─── Information supplied ───

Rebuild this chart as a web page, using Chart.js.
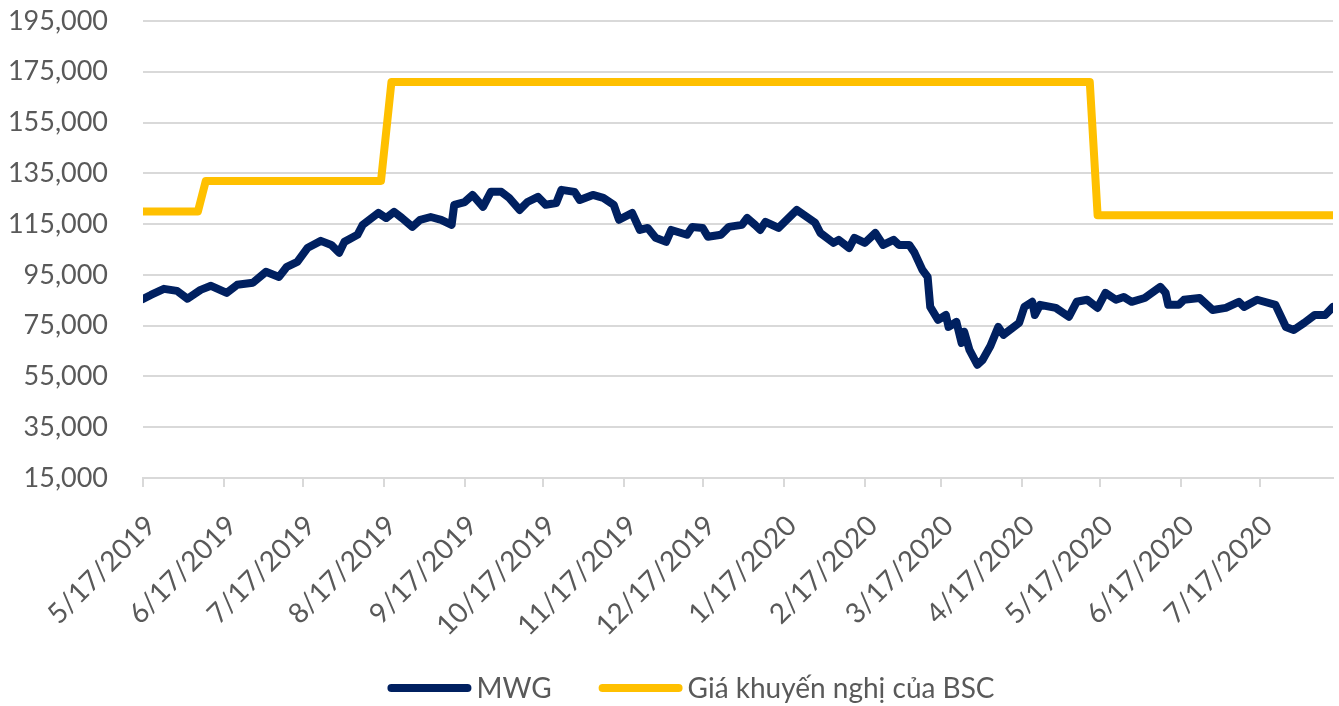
<!DOCTYPE html>
<html><head><meta charset="utf-8">
<script src="https://cdn.jsdelivr.net/npm/chart.js@4/dist/chart.umd.min.js"></script>
<style>html,body{margin:0;padding:0;background:#fff;}#wrap{width:1339px;height:706px;}</style>
</head><body><div id="wrap"><canvas id="c" width="1339" height="706"></canvas></div>
<script>
// ---- data ----
const startDate = [2019, 5, 17];          // day 0 of the date axis
const endDay = 455;                        // last trading day shown (8/14/2020)
const tickLabels = ["5/17/2019","6/17/2019","7/17/2019","8/17/2019","9/17/2019","10/17/2019","11/17/2019","12/17/2019","1/17/2020","2/17/2020","3/17/2020","4/17/2020","5/17/2020","6/17/2020","7/17/2020"];
const yTicks = [15000,35000,55000,75000,95000,115000,135000,155000,175000,195000];

// MWG closing price (days since 5/17/2019)
const mwgDays = [0,3,8,13,17,22,26,32,36,42,47,52,55,59,63,68,72,75,77,82,84,90,93,96,99,103,106,110,114,118,119,123,126,130,133,137,140,144,147,151,154,158,160,165,167,172,176,180,182,187,190,193,196,200,202,208,210,214,216,221,224,229,231,234,236,238,243,250,257,259,264,266,270,272,276,280,283,287,289,293,295,298,300,301,304,307,308,311,313,314,316,319,321,324,327,329,335,337,340,341,343,349,354,357,361,365,368,372,375,378,383,389,391,392,396,398,404,409,414,419,421,426,433,437,440,444,448,452,455];
const mwgPrice = [85500,87100,89500,88700,85600,89100,90700,87900,91100,91900,96200,94200,98200,100100,105700,108400,106800,103700,108000,110800,114700,119400,117400,119800,117400,113900,116700,117800,116700,114700,122600,123700,126500,121800,127700,127700,125300,120600,123700,125700,122600,123300,128500,127700,124500,126500,125300,122600,116700,119400,112700,113500,109600,108000,112700,110800,113900,113500,110000,110800,113900,114700,117400,114700,112700,115900,113500,120600,115500,111500,107600,108800,105600,109600,107600,111500,106800,108800,106800,106800,103700,97000,94200,82400,77300,79200,74500,76500,68200,72600,65500,59600,61500,67000,74500,71400,76100,82400,84400,79200,83200,82000,78500,84400,85200,82000,87900,85200,86300,84400,85900,90300,87900,83200,83200,85200,85900,81200,82000,84400,82400,85200,83200,74500,73300,76100,79200,79200,82400];

// BSC recommended price
const bscDays = [0,21,24,91,95,362,365,455];
const bscPrice = [120000,120000,132000,132000,171000,171000,118500,118500];

const seriesNames = ["MWG", "Giá khuyến nghị của BSC"];

// ---- helpers ----
function dayOffset(label){
  const [m,d,y] = label.split('/').map(Number);
  return Math.round((Date.UTC(y,m-1,d) - Date.UTC(startDate[0],startDate[1]-1,startDate[2]))/86400000);
}
const toXY = (xs, ys) => xs.map((x,i)=>({x:x, y:ys[i]}));

const FONT = "Lato, 'Open Sans', sans-serif";
const TXT = '#595959';
const GRID = '#d9d9d9';

// legend drawn below the axis labels, Excel style (line sample + text)
const excelLegend = {
  id:'excelLegend',
  afterDraw(chart){
    const ctx = chart.ctx;
    ctx.save();
    ctx.font = '28px ' + FONT;
    const lineLen = 84, gap = 5, itemGap = 47, cy = 688, cx = 691;
    const items = chart.data.datasets.map(ds=>({text:ds.label, color:ds.borderColor, w:ctx.measureText(ds.label).width}));
    const total = items.reduce((s,it)=>s+lineLen+gap+it.w,0) + itemGap*(items.length-1);
    let x = cx - total/2;
    items.forEach(it=>{
      ctx.strokeStyle = it.color; ctx.lineWidth = 8; ctx.lineCap = 'round';
      ctx.beginPath(); ctx.moveTo(x+4, cy); ctx.lineTo(x+lineLen-4, cy); ctx.stroke();
      ctx.fillStyle = TXT; ctx.textBaseline = 'middle'; ctx.textAlign = 'left';
      ctx.fillText(it.text, x+lineLen+gap, cy+1);
      x += lineLen + gap + it.w + itemGap;
    });
    ctx.restore();
  }
};

new Chart(document.getElementById('c'), {
  type: 'line',
  data: {
    datasets: [
      {label: seriesNames[0], data: toXY(mwgDays, mwgPrice), borderColor:'#002060', backgroundColor:'#002060',
       borderWidth:8, pointRadius:0, tension:0, borderJoinStyle:'round', borderCapStyle:'round', fill:false},
      {label: seriesNames[1], data: toXY(bscDays, bscPrice), borderColor:'#FFC000', backgroundColor:'#FFC000',
       borderWidth:8, pointRadius:0, tension:0, borderJoinStyle:'round', borderCapStyle:'round', fill:false}
    ]
  },
  plugins:[excelLegend],
  options: {
    responsive:false, animation:false, devicePixelRatio:1,
    layout:{autoPadding:false, padding:{left:0,right:6,top:21,bottom:43}},
    plugins:{ tooltip:{enabled:false}, legend:{display:false} },
    scales:{
      x:{
        type:'linear', min:0, max:endDay,
        afterBuildTicks(s){ s.ticks = tickLabels.map(l=>({value:dayOffset(l)})); },
        afterFit(s){ s.height = 185; s.paddingLeft = 0; s.paddingRight = 0; },
        ticks:{autoSkip:false, minRotation:45, maxRotation:45, padding:22, labelOffset:8,
          font:{family:FONT, size:28}, color:TXT,
          callback:(v,i)=>tickLabels[i]},
        grid:{drawOnChartArea:false, drawTicks:true, tickLength:9, color:GRID, lineWidth:2},
        border:{display:true, color:GRID, width:2}
      },
      y:{
        min:15000, max:195000,
        afterBuildTicks(s){ s.ticks = yTicks.map(v=>({value:v})); },
        afterFit(s){ s.width = 143; s.paddingTop = 0; s.paddingBottom = 0; },
        ticks:{padding:35, font:{family:FONT, size:27}, color:TXT,
          callback:v=>v.toLocaleString('en-US')},
        grid:{color:GRID, lineWidth:2, drawTicks:false},
        border:{display:false}
      }
    }
  }
});
</script></body></html>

───

▸ Requirements
From the material above, copy everything exactly but the pictures.

▸ Output of the exercise
Rebuild this chart as a web page, using Chart.js.
<!DOCTYPE html>
<html><head><meta charset="utf-8">
<script src="https://cdn.jsdelivr.net/npm/chart.js@4/dist/chart.umd.min.js"></script>
<style>html,body{margin:0;padding:0;background:#fff;}#wrap{width:1339px;height:706px;}</style>
</head><body><div id="wrap"><canvas id="c" width="1339" height="706"></canvas></div>
<script>
// ---- data ----
const startDate = [2019, 5, 17];          // day 0 of the date axis
const endDay = 455;                        // last trading day shown (8/14/2020)
const tickLabels = ["5/17/2019","6/17/2019","7/17/2019","8/17/2019","9/17/2019","10/17/2019","11/17/2019","12/17/2019","1/17/2020","2/17/2020","3/17/2020","4/17/2020","5/17/2020","6/17/2020","7/17/2020"];
const yTicks = [15000,35000,55000,75000,95000,115000,135000,155000,175000,195000];

// MWG closing price (days since 5/17/2019)
const mwgDays = [0,3,8,13,17,22,26,32,36,42,47,52,55,59,63,68,72,75,77,82,84,90,93,96,99,103,106,110,114,118,119,123,126,130,133,137,140,144,147,151,154,158,160,165,167,172,176,180,182,187,190,193,196,200,202,208,210,214,216,221,224,229,231,234,236,238,243,250,257,259,264,266,270,272,276,280,283,287,289,293,295,298,300,301,304,307,308,311,313,314,316,319,321,324,327,329,335,337,340,341,343,349,354,357,361,365,368,372,375,378,383,389,391,392,396,398,404,409,414,419,421,426,433,437,440,444,448,452,455];
const mwgPrice = [85500,87100,89500,88700,85600,89100,90700,87900,91100,91900,96200,94200,98200,100100,105700,108400,106800,103700,108000,110800,114700,119400,117400,119800,117400,113900,116700,117800,116700,114700,122600,123700,126500,121800,127700,127700,125300,120600,123700,125700,122600,123300,128500,127700,124500,126500,125300,122600,116700,119400,112700,113500,109600,108000,112700,110800,113900,113500,110000,110800,113900,114700,117400,114700,112700,115900,113500,120600,115500,111500,107600,108800,105600,109600,107600,111500,106800,108800,106800,106800,103700,97000,94200,82400,77300,79200,74500,76500,68200,72600,65500,59600,61500,67000,74500,71400,76100,82400,84400,79200,83200,82000,78500,84400,85200,82000,87900,85200,86300,84400,85900,90300,87900,83200,83200,85200,85900,81200,82000,84400,82400,85200,83200,74500,73300,76100,79200,79200,82400];

// BSC recommended price
const bscDays = [0,21,24,91,95,362,365,455];
const bscPrice = [120000,120000,132000,132000,171000,171000,118500,118500];

const seriesNames = ["MWG", "Giá khuyến nghị của BSC"];

// ---- helpers ----
function dayOffset(label){
  const [m,d,y] = label.split('/').map(Number);
  return Math.round((Date.UTC(y,m-1,d) - Date.UTC(startDate[0],startDate[1]-1,startDate[2]))/86400000);
}
const toXY = (xs, ys) => xs.map((x,i)=>({x:x, y:ys[i]}));

const FONT = "Lato, 'Open Sans', sans-serif";
const TXT = '#595959';
const GRID = '#d9d9d9';

// legend drawn below the axis labels, Excel style (line sample + text)
const excelLegend = {
  id:'excelLegend',
  afterDraw(chart){
    const ctx = chart.ctx;
    ctx.save();
    ctx.font = '28px ' + FONT;
    const lineLen = 84, gap = 5, itemGap = 47, cy = 688, cx = 691;
    const items = chart.data.datasets.map(ds=>({text:ds.label, color:ds.borderColor, w:ctx.measureText(ds.label).width}));
    const total = items.reduce((s,it)=>s+lineLen+gap+it.w,0) + itemGap*(items.length-1);
    let x = cx - total/2;
    items.forEach(it=>{
      ctx.strokeStyle = it.color; ctx.lineWidth = 8; ctx.lineCap = 'round';
      ctx.beginPath(); ctx.moveTo(x+4, cy); ctx.lineTo(x+lineLen-4, cy); ctx.stroke();
      ctx.fillStyle = TXT; ctx.textBaseline = 'middle'; ctx.textAlign = 'left';
      ctx.fillText(it.text, x+lineLen+gap, cy+1);
      x += lineLen + gap + it.w + itemGap;
    });
    ctx.restore();
  }
};

new Chart(document.getElementById('c'), {
  type: 'line',
  data: {
    datasets: [
      {label: seriesNames[0], data: toXY(mwgDays, mwgPrice), borderColor:'#002060', backgroundColor:'#002060',
       borderWidth:8, pointRadius:0, tension:0, borderJoinStyle:'round', borderCapStyle:'round', fill:false},
      {label: seriesNames[1], data: toXY(bscDays, bscPrice), borderColor:'#FFC000', backgroundColor:'#FFC000',
       borderWidth:8, pointRadius:0, tension:0, borderJoinStyle:'round', borderCapStyle:'round', fill:false}
    ]
  },
  plugins:[excelLegend],
  options: {
    responsive:false, animation:false, devicePixelRatio:1,
    layout:{autoPadding:false, padding:{left:0,right:6,top:21,bottom:43}},
    plugins:{ tooltip:{enabled:false}, legend:{display:false} },
    scales:{
      x:{
        type:'linear', min:0, max:endDay,
        afterBuildTicks(s){ s.ticks = tickLabels.map(l=>({value:dayOffset(l)})); },
        afterFit(s){ s.height = 185; s.paddingLeft = 0; s.paddingRight = 0; },
        ticks:{autoSkip:false, minRotation:45, maxRotation:45, padding:22, labelOffset:8,
          font:{family:FONT, size:28}, color:TXT,
          callback:(v,i)=>tickLabels[i]},
        grid:{drawOnChartArea:false, drawTicks:true, tickLength:9, color:GRID, lineWidth:2},
        border:{display:true, color:GRID, width:2}
      },
      y:{
        min:15000, max:195000,
        afterBuildTicks(s){ s.ticks = yTicks.map(v=>({value:v})); },
        afterFit(s){ s.width = 143; s.paddingTop = 0; s.paddingBottom = 0; },
        ticks:{padding:35, font:{family:FONT, size:27}, color:TXT,
          callback:v=>v.toLocaleString('en-US')},
        grid:{color:GRID, lineWidth:2, drawTicks:false},
        border:{display:false}
      }
    }
  }
});
</script></body></html>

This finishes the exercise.